Effect of Cation-π Interactions on the Phase Behavior and Viscoelastic Properties of Polyelectrolyte Complexes

Aromatic rings are a common feature of biological and synthetic polymers that form polyelectrolyte complexes and coacervates. These functional groups can engage in cation-π interactions, but the impact of such interactions on the physical properties of polyelectrolyte complex materials is not well-understood. Here, we investigate the effect of cation-π interactions on the phase behavior and viscoelasticity of polyelectrolyte complexes of poly(styrene sulfonate) (PSS) and poly(diallyldimethylammonium) (PDADMA), which contain aromatic functional groups on every repeat unit of the PSS polyanion. We prepare samples with matched polymer and/or salt concentrations using salts with different cation-π interaction strengths.

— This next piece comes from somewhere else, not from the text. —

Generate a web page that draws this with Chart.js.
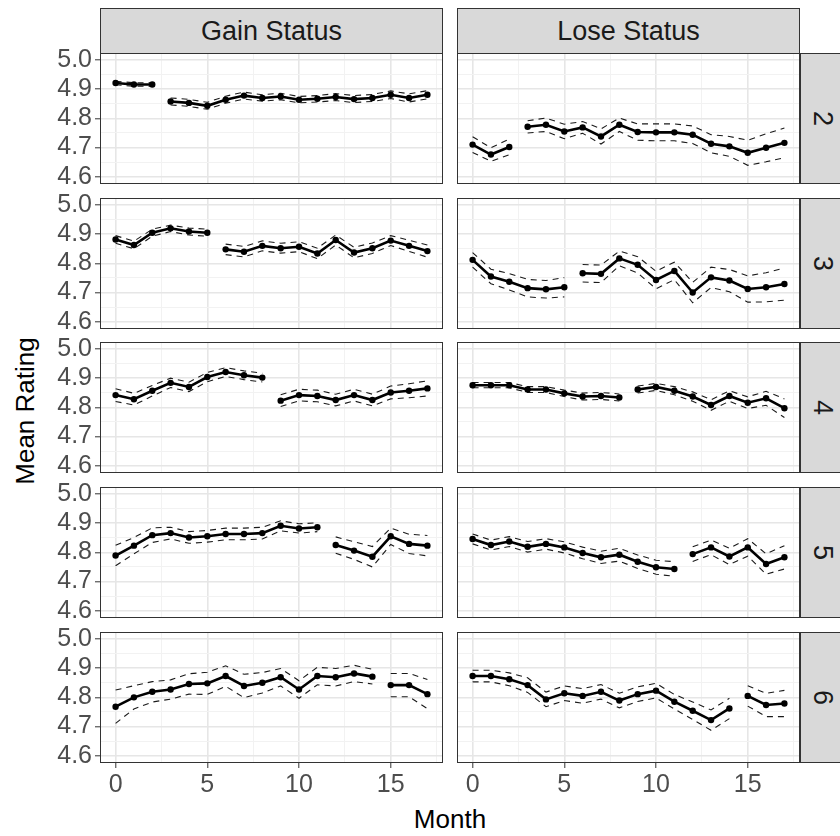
<!DOCTYPE html>
<html>
<head>
<meta charset="utf-8">
<script src="https://cdn.jsdelivr.net/npm/chart.js@4.4.0/dist/chart.umd.min.js"></script>
<style>
body { margin: 0; width: 840px; height: 836px; overflow: hidden; background: #fff; position: relative; font-family: "Liberation Sans", Arial, sans-serif; }
canvas { position: absolute; }
.strip { position: absolute; background: #d9d9d9; border: 1px solid #333; box-sizing: border-box; display: flex; align-items: center; justify-content: center; color: #1a1a1a; font-size: 27px; }
.strip.side span { display: inline-block; transform: rotate(90deg); }
.title { position: absolute; color: #000; font-size: 26px; line-height: 30px; white-space: nowrap; text-align: center; }
</style>
</head>
<body>
<div class="title" style="left:100px; top:804px; width:700px;">Month</div>
<div class="title" style="left:-75px; top:396px; width:200px; transform:rotate(-90deg);">Mean Rating</div>

<script>
// months on the x axis and tick positions
const months = [0, 1, 2, 3, 4, 5, 6, 7, 8, 9, 10, 11, 12, 13, 14, 15, 16, 17];
const xTicks = [0, 2.5, 5, 7.5, 10, 12.5, 15, 17.5];
const yTicks = [4.6, 4.65, 4.7, 4.75, 4.8, 4.85, 4.9, 4.95, 5.0];

const columns = ['Gain Status', 'Lose Status'];
const rowLabels = ['2', '3', '4', '5', '6'];
// the line is broken after this month in each row
const breaks = [2, 5, 8, 11, 14];

// mean rating and half-width of the interval, per panel
const gain2 = [4.921, 4.916, 4.916, 4.858, 4.853, 4.843, 4.864, 4.878, 4.870, 4.875, 4.864, 4.867, 4.873, 4.866, 4.870, 4.881, 4.870, 4.881];
const gain2Err = [0.006, 0.006, 0.006, 0.012, 0.012, 0.012, 0.012, 0.012, 0.011, 0.011, 0.011, 0.011, 0.012, 0.012, 0.012, 0.013, 0.014, 0.014];
const lose2 = [4.710, 4.676, 4.702, 4.771, 4.778, 4.755, 4.769, 4.738, 4.778, 4.753, 4.752, 4.752, 4.744, 4.713, 4.704, 4.682, 4.699, 4.716];
const lose2Err = [0.027, 0.023, 0.027, 0.021, 0.023, 0.025, 0.020, 0.026, 0.023, 0.028, 0.029, 0.029, 0.030, 0.031, 0.034, 0.043, 0.048, 0.051];

const gain3 = [4.882, 4.863, 4.905, 4.920, 4.909, 4.905, 4.848, 4.840, 4.860, 4.852, 4.857, 4.834, 4.880, 4.837, 4.852, 4.878, 4.860, 4.842];
const gain3Err = [0.013, 0.013, 0.012, 0.011, 0.012, 0.012, 0.018, 0.018, 0.017, 0.017, 0.017, 0.018, 0.017, 0.018, 0.018, 0.017, 0.019, 0.021];
const lose3 = [4.812, 4.755, 4.737, 4.715, 4.711, 4.718, 4.766, 4.764, 4.817, 4.795, 4.743, 4.774, 4.700, 4.752, 4.741, 4.712, 4.718, 4.729];
const lose3Err = [0.025, 0.025, 0.028, 0.030, 0.030, 0.033, 0.030, 0.030, 0.025, 0.028, 0.030, 0.030, 0.035, 0.035, 0.038, 0.045, 0.050, 0.055];

const gain4 = [4.842, 4.828, 4.857, 4.884, 4.870, 4.904, 4.921, 4.910, 4.902, 4.823, 4.842, 4.839, 4.825, 4.842, 4.825, 4.851, 4.857, 4.865];
const gain4Err = [0.022, 0.020, 0.018, 0.016, 0.016, 0.016, 0.015, 0.015, 0.015, 0.020, 0.020, 0.020, 0.020, 0.020, 0.020, 0.022, 0.024, 0.026];
const lose4 = [4.876, 4.876, 4.876, 4.861, 4.861, 4.848, 4.837, 4.839, 4.834, 4.861, 4.870, 4.857, 4.837, 4.808, 4.839, 4.816, 4.831, 4.797];
const lose4Err = [0.009, 0.009, 0.009, 0.010, 0.010, 0.011, 0.012, 0.012, 0.012, 0.012, 0.012, 0.014, 0.016, 0.018, 0.018, 0.020, 0.024, 0.032];

const gain5 = [4.789, 4.823, 4.859, 4.866, 4.851, 4.855, 4.863, 4.863, 4.866, 4.891, 4.882, 4.886, 4.825, 4.806, 4.785, 4.855, 4.829, 4.823];
const gain5Err = [0.035, 0.028, 0.025, 0.020, 0.020, 0.020, 0.020, 0.020, 0.020, 0.017, 0.016, 0.015, 0.028, 0.030, 0.035, 0.028, 0.033, 0.035];
const lose5 = [4.846, 4.825, 4.837, 4.819, 4.829, 4.817, 4.798, 4.783, 4.792, 4.768, 4.749, 4.743, 4.794, 4.817, 4.786, 4.817, 4.760, 4.783];
const lose5Err = [0.017, 0.017, 0.017, 0.018, 0.018, 0.019, 0.020, 0.021, 0.022, 0.023, 0.024, 0.025, 0.025, 0.025, 0.028, 0.030, 0.035, 0.040];

const gain6 = [4.768, 4.800, 4.819, 4.827, 4.846, 4.848, 4.873, 4.839, 4.850, 4.869, 4.827, 4.873, 4.869, 4.882, 4.871, 4.842, 4.842, 4.811];
const gain6Err = [0.057, 0.040, 0.035, 0.033, 0.035, 0.038, 0.035, 0.040, 0.035, 0.030, 0.030, 0.030, 0.030, 0.028, 0.025, 0.040, 0.040, 0.050];
const lose6 = [4.873, 4.873, 4.862, 4.842, 4.793, 4.814, 4.805, 4.819, 4.789, 4.811, 4.823, 4.785, 4.754, 4.722, 4.762, 4.805, 4.774, 4.779];
const lose6Err = [0.020, 0.020, 0.022, 0.025, 0.025, 0.025, 0.025, 0.025, 0.025, 0.025, 0.025, 0.025, 0.030, 0.035, 0.035, 0.035, 0.040, 0.045];

const panels = [
  [[gain2, gain2Err], [lose2, lose2Err]],
  [[gain3, gain3Err], [lose3, lose3Err]],
  [[gain4, gain4Err], [lose4, lose4Err]],
  [[gain5, gain5Err], [lose5, lose5Err]],
  [[gain6, gain6Err], [lose6, lose6Err]]
];

// facet grid geometry
const colLeft = [100, 457];
const rowTop = [53, 198, 342, 487, 632];
const panelW = 343, panelH = 131;
const axisW = 60, pad = 12, xAxisH = 50;
const tickFont = { family: '"Liberation Sans", Arial, sans-serif', size: 25 };

function isMajor(v, step) {
  return Math.abs(v / step - Math.round(v / step)) < 1e-6;
}

const panelBorder = {
  id: 'panelBorder',
  afterDraw(chart) {
    const a = chart.chartArea, ctx = chart.ctx;
    ctx.save();
    ctx.strokeStyle = '#333';
    ctx.lineWidth = 1;
    ctx.strokeRect(a.left + 0.5, a.top + 0.5, a.right - a.left - 1, a.bottom - a.top - 1);
    ctx.restore();
  }
};

function addStrip(left, top, w, h, text, side) {
  const d = document.createElement('div');
  d.className = 'strip' + (side ? ' side' : '');
  d.style.left = left + 'px';
  d.style.top = top + 'px';
  d.style.width = w + 'px';
  d.style.height = h + 'px';
  const s = document.createElement('span');
  s.textContent = text;
  d.appendChild(s);
  document.body.appendChild(d);
}

columns.forEach((c, j) => addStrip(colLeft[j], 8, panelW, 46, c, false));
rowLabels.forEach((r, i) => addStrip(800, rowTop[i], 46, panelH, r, true));

panels.forEach((row, i) => {
  row.forEach(([mean, err], j) => {
    const first = j === 0;
    const bottom = i === panels.length - 1;
    const brk = breaks[i];
    const canvas = document.createElement('canvas');
    const w = panelW + (first ? axisW : 0);
    const h = pad + panelH + (bottom ? xAxisH : pad);
    canvas.width = w;
    canvas.height = h;
    canvas.style.left = (colLeft[j] - (first ? axisW : 0)) + 'px';
    canvas.style.top = (rowTop[i] - pad) + 'px';
    document.body.appendChild(canvas);

    const pts = arr => months.map((m, k) => ({ x: m, y: arr[k] }));
    const gap = color => ctx => ctx.p0DataIndex === brk ? 'rgba(0,0,0,0)' : color;
    const band = sign => ({
      data: pts(mean.map((v, k) => v + sign * err[k])),
      borderColor: '#1a1a1a',
      borderWidth: 1.1,
      borderDash: [6, 5],
      pointRadius: 0,
      segment: { borderColor: gap('#1a1a1a') }
    });

    new Chart(canvas, {
      type: 'line',
      data: {
        datasets: [
          {
            data: pts(mean),
            borderColor: '#000',
            borderWidth: 2.6,
            pointRadius: 3.2,
            pointBackgroundColor: '#000',
            pointBorderWidth: 0,
            segment: { borderColor: gap('#000') }
          },
          band(1),
          band(-1)
        ]
      },
      options: {
        responsive: false,
        animation: false,
        devicePixelRatio: 1,
        layout: { autoPadding: false, padding: { top: pad, bottom: bottom ? 0 : pad, left: 0, right: 0 } },
        plugins: { legend: { display: false }, tooltip: { enabled: false } },
        scales: {
          x: {
            type: 'linear',
            min: -0.85,
            max: 17.85,
            afterBuildTicks: s => { s.ticks = xTicks.map(v => ({ value: v })); },
            afterFit: s => { s.height = bottom ? xAxisH : 0; s.paddingLeft = 0; s.paddingRight = 0; },
            border: { display: false },
            grid: {
              color: ctx => isMajor(ctx.tick.value, 5) ? '#e6e6e6' : '#f2f2f2',
              lineWidth: ctx => isMajor(ctx.tick.value, 5) ? 1.6 : 1,
              drawTicks: bottom,
              tickLength: 5,
              tickWidth: 1,
              tickColor: ctx => isMajor(ctx.tick.value, 5) ? '#333' : 'rgba(0,0,0,0)'
            },
            ticks: {
              display: bottom,
              autoSkip: false,
              maxRotation: 0,
              padding: 2,
              color: '#4d4d4d',
              font: tickFont,
              callback: v => isMajor(v, 5) ? String(v) : ''
            }
          },
          y: {
            min: 4.575,
            max: 5.024,
            afterBuildTicks: s => { s.ticks = yTicks.map(v => ({ value: v })); },
            afterFit: s => { s.width = first ? axisW : 0; s.paddingTop = 0; s.paddingBottom = 0; },
            border: { display: false },
            grid: {
              color: ctx => isMajor(ctx.tick.value, 0.1) ? '#e6e6e6' : '#f2f2f2',
              lineWidth: ctx => isMajor(ctx.tick.value, 0.1) ? 1.6 : 1,
              drawTicks: first,
              tickLength: 5,
              tickWidth: 1,
              tickColor: ctx => isMajor(ctx.tick.value, 0.1) ? '#333' : 'rgba(0,0,0,0)'
            },
            ticks: {
              display: first,
              autoSkip: false,
              padding: 3,
              color: '#4d4d4d',
              font: tickFont,
              callback: v => isMajor(v, 0.1) ? v.toFixed(1) : ''
            }
          }
        }
      },
      plugins: [panelBorder]
    });
  });
});
</script>
</body>
</html>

Characterization by turbidity, thermogravimetric analysis, and rheology reveals that salts that engage in stronger cationπ interactions destabilize coacervation and speed up the viscoelastic relaxation of the materials. By contrast, polyelectrolyte complexes composed of polymers that do not contain aromatic rings (poly(2-acrylamido-2-methyl propane sulfonate) (PAMPS) and PDADMA) are found to be insensitive to the cation-π interaction strength of the salt. These results reveal that cation-π interactions play a significant role in determining the phase behavior and viscoelasticity of polyelectrolyte complexes and coacervates made from polymers with aromatic functional groups, and suggest that cation-π interactions may be a useful molecular handle for tuning coacervate properties.